● **Task material**
(begin)
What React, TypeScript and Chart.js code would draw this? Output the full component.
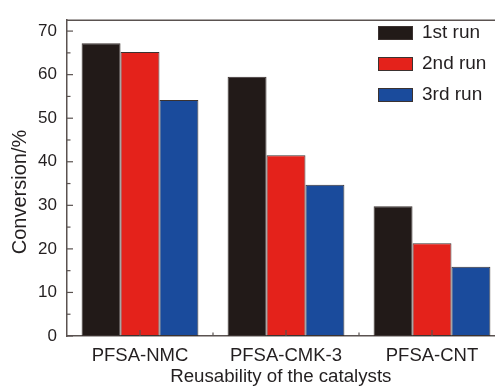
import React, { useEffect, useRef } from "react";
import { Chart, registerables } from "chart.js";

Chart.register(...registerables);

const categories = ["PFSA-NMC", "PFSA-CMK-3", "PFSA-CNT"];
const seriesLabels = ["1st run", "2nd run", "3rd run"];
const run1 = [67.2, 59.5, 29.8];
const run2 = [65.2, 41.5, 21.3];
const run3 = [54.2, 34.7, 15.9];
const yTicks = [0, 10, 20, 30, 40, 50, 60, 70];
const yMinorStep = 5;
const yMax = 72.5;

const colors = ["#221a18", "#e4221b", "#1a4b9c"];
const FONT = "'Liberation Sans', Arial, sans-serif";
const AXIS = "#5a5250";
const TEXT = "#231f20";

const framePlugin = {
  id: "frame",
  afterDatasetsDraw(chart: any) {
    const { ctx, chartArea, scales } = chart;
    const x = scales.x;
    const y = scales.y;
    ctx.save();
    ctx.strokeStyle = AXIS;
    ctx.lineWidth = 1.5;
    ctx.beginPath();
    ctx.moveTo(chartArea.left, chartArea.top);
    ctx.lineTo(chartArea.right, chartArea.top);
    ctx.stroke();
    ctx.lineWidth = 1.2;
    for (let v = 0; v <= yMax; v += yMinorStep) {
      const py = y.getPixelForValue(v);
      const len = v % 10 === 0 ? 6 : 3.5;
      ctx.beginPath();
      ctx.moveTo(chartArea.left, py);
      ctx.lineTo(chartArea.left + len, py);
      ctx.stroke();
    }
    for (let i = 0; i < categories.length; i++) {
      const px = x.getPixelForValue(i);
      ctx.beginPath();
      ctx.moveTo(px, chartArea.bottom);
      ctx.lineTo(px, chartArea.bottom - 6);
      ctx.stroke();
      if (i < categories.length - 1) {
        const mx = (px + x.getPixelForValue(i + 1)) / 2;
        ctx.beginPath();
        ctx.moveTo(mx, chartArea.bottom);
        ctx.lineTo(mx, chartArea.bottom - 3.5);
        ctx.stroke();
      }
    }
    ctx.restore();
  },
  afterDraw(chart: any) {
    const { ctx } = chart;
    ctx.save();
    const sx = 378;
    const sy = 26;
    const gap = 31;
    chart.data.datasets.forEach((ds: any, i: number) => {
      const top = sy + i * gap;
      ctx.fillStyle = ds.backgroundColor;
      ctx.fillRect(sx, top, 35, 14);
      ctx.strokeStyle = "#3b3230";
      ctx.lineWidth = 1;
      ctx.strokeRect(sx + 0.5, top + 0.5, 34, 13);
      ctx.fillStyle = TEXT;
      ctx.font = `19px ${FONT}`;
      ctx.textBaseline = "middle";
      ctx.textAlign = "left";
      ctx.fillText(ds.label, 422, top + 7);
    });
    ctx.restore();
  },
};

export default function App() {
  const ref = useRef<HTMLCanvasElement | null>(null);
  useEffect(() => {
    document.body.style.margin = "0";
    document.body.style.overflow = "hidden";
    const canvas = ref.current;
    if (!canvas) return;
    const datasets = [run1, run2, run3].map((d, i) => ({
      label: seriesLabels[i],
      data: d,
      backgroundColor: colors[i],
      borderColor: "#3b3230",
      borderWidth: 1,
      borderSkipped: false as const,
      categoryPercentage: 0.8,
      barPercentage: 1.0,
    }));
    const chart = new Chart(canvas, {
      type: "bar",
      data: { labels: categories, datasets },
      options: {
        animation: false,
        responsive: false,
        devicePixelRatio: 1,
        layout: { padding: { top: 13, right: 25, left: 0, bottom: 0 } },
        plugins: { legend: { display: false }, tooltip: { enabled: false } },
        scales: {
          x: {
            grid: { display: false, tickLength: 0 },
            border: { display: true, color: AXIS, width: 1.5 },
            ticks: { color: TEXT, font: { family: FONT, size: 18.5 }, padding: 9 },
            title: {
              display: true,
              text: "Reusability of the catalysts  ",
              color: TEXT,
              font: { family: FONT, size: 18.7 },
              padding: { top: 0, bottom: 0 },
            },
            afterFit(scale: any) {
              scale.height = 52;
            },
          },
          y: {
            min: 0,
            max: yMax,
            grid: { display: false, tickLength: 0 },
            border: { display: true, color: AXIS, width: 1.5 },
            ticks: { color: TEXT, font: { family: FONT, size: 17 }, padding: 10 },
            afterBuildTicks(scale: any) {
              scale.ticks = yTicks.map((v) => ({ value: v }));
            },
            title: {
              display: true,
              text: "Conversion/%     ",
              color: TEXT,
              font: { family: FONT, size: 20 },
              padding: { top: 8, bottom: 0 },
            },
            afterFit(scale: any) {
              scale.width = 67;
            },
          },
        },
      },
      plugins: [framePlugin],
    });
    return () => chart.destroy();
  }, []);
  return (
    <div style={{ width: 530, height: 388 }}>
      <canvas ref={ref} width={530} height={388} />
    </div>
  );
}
(end)
(begin)
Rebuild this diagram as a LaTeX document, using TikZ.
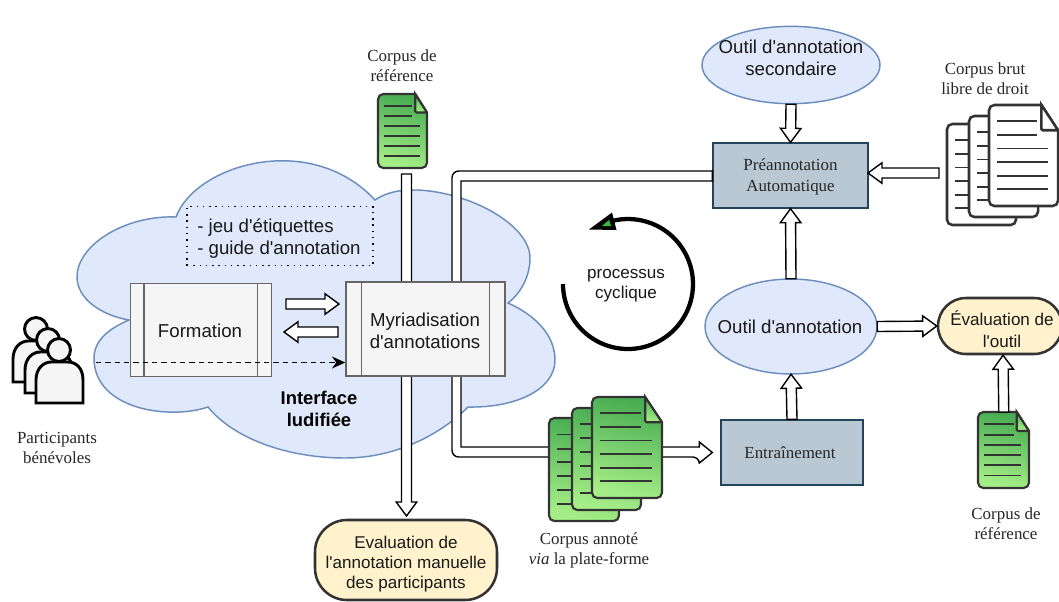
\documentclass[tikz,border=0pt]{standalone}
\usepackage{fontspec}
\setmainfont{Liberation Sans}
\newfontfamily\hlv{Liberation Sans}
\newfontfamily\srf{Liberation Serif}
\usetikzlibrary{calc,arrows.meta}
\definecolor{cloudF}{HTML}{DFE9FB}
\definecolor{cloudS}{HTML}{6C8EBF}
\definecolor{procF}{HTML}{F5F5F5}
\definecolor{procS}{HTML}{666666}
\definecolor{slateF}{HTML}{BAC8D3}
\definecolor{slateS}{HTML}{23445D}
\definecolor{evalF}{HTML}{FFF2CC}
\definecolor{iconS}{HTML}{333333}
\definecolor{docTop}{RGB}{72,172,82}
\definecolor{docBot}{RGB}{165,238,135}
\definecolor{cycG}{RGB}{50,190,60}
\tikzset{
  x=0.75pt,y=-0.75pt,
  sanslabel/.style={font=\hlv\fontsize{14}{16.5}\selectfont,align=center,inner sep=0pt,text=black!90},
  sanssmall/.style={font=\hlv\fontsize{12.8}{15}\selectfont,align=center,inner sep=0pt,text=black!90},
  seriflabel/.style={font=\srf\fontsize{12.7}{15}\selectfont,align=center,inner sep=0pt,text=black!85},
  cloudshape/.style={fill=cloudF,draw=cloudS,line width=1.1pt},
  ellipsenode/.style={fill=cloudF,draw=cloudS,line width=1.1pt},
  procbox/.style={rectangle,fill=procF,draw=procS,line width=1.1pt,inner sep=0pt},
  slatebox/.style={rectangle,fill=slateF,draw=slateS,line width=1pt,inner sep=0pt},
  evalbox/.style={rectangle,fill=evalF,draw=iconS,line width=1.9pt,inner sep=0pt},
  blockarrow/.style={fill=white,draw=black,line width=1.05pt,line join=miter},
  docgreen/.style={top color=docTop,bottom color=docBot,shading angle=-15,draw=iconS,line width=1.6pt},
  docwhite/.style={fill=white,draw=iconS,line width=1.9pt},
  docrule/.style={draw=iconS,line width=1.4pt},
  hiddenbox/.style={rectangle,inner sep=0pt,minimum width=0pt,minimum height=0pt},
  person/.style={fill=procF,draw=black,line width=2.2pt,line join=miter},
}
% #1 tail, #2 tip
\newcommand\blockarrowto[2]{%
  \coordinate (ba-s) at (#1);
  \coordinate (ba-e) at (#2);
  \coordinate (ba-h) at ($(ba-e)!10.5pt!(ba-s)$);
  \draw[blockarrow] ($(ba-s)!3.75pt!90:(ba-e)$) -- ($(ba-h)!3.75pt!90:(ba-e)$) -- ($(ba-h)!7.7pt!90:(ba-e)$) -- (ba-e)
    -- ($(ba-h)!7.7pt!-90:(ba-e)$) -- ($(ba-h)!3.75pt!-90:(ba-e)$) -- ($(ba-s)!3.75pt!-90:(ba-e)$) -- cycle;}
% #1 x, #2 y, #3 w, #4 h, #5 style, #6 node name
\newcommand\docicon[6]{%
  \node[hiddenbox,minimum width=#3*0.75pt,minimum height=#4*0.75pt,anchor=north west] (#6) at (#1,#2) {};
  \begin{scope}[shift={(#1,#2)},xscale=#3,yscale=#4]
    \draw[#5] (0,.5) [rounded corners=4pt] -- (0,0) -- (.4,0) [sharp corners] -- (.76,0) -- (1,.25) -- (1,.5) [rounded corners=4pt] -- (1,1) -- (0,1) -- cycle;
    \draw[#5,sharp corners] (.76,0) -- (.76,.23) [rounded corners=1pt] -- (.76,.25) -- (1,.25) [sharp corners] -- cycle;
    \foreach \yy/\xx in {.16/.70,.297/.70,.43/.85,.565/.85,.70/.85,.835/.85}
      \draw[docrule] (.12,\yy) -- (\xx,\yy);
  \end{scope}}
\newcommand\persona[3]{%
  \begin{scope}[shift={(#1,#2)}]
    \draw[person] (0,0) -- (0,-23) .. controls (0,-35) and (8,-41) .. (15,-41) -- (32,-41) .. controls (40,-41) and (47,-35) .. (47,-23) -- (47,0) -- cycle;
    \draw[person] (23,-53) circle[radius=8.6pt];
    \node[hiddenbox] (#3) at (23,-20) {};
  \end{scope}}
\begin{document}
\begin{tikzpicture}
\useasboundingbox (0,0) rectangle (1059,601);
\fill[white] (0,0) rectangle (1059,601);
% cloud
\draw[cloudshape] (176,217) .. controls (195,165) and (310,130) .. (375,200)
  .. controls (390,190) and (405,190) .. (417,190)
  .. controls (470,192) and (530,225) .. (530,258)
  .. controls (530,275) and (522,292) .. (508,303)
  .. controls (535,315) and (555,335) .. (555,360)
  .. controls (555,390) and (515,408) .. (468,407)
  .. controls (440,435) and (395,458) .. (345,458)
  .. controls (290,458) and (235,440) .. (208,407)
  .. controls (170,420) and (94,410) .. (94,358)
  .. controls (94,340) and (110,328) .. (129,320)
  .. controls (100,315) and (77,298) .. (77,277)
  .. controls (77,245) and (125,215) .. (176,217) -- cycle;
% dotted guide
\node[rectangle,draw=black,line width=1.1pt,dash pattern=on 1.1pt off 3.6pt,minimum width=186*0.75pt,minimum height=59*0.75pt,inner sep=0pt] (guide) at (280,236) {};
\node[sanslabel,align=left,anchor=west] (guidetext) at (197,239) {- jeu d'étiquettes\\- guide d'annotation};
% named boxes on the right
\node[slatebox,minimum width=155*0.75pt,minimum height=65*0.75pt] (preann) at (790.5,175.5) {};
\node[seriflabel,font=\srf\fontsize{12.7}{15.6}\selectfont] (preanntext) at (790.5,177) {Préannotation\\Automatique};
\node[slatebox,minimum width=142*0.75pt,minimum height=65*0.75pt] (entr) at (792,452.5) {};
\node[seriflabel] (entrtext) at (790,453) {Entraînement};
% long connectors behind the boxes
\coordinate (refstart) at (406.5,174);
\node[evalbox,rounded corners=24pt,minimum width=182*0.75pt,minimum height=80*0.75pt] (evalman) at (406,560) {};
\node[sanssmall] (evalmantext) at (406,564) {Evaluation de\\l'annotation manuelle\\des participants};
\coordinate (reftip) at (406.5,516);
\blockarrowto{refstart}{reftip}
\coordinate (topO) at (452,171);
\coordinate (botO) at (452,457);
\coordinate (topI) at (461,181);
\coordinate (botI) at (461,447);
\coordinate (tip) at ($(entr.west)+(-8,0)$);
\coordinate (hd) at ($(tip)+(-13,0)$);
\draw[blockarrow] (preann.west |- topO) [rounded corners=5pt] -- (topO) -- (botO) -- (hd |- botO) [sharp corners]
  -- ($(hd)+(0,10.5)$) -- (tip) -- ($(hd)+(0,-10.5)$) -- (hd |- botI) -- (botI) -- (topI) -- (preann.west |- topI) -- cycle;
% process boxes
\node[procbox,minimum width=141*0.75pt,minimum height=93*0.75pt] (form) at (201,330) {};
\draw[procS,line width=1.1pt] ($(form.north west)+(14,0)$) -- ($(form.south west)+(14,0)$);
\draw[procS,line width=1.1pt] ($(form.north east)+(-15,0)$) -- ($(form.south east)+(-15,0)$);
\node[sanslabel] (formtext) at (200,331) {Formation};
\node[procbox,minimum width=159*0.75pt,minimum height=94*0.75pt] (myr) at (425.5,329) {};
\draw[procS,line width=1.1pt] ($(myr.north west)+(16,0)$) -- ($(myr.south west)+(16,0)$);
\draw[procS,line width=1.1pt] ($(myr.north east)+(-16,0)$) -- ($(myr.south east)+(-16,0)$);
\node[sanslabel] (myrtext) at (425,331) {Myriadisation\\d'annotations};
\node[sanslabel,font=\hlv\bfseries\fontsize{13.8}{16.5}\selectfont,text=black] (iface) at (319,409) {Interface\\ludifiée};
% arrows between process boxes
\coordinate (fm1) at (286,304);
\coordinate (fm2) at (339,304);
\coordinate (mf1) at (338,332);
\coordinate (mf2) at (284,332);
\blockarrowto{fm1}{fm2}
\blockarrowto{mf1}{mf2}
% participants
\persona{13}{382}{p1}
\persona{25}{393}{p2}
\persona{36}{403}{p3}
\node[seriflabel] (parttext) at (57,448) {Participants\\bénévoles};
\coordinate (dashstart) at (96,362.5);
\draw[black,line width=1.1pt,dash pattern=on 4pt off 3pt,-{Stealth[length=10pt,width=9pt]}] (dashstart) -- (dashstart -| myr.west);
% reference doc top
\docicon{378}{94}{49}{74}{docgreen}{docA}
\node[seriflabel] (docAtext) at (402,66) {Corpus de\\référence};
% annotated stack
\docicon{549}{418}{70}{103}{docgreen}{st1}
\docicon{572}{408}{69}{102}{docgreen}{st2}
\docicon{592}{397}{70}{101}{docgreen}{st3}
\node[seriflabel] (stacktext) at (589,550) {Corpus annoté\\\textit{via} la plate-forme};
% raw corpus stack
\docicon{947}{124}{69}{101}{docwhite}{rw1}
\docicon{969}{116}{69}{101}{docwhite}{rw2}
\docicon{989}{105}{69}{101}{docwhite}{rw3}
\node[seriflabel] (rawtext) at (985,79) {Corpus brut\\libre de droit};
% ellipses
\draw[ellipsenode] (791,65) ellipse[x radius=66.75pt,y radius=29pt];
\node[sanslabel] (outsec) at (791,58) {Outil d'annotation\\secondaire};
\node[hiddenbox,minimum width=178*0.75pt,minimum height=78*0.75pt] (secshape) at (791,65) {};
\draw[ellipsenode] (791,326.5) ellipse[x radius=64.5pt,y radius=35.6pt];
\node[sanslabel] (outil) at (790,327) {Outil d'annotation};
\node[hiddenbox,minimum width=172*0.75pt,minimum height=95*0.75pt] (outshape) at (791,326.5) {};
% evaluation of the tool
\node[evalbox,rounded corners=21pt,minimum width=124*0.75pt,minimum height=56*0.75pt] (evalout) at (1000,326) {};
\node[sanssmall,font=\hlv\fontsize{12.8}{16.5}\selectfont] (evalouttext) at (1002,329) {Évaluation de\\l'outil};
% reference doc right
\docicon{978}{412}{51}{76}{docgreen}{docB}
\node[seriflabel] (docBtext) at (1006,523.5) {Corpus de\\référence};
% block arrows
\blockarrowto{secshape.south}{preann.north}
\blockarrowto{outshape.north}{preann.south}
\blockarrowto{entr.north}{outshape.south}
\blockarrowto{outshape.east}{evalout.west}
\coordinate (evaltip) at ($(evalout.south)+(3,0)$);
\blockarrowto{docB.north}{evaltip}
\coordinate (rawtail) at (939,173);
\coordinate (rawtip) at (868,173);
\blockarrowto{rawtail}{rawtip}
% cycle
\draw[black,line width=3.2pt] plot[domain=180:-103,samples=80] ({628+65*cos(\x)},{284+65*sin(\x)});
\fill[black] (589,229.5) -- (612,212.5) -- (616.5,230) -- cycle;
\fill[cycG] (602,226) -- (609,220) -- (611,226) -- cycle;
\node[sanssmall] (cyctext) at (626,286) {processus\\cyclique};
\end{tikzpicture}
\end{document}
(end)
(begin)
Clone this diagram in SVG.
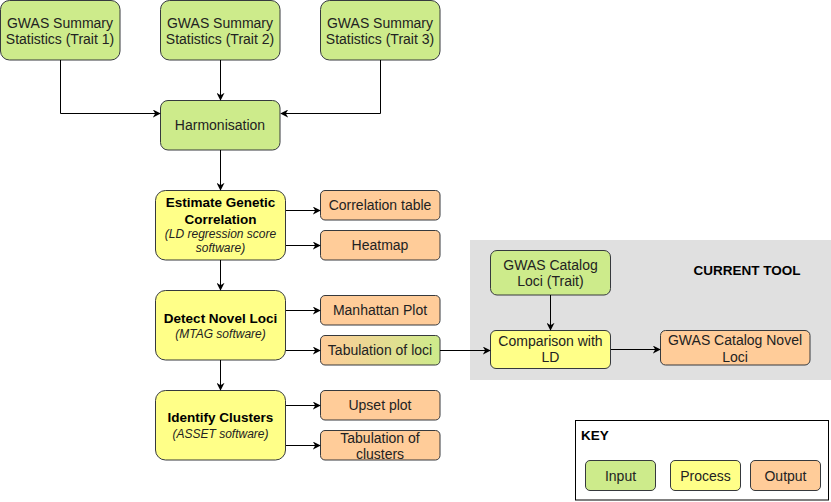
(end)
● **Stated problem**
Find how many lines in the listing contain the word "diagram" and give that count alone.

● **Final result**
2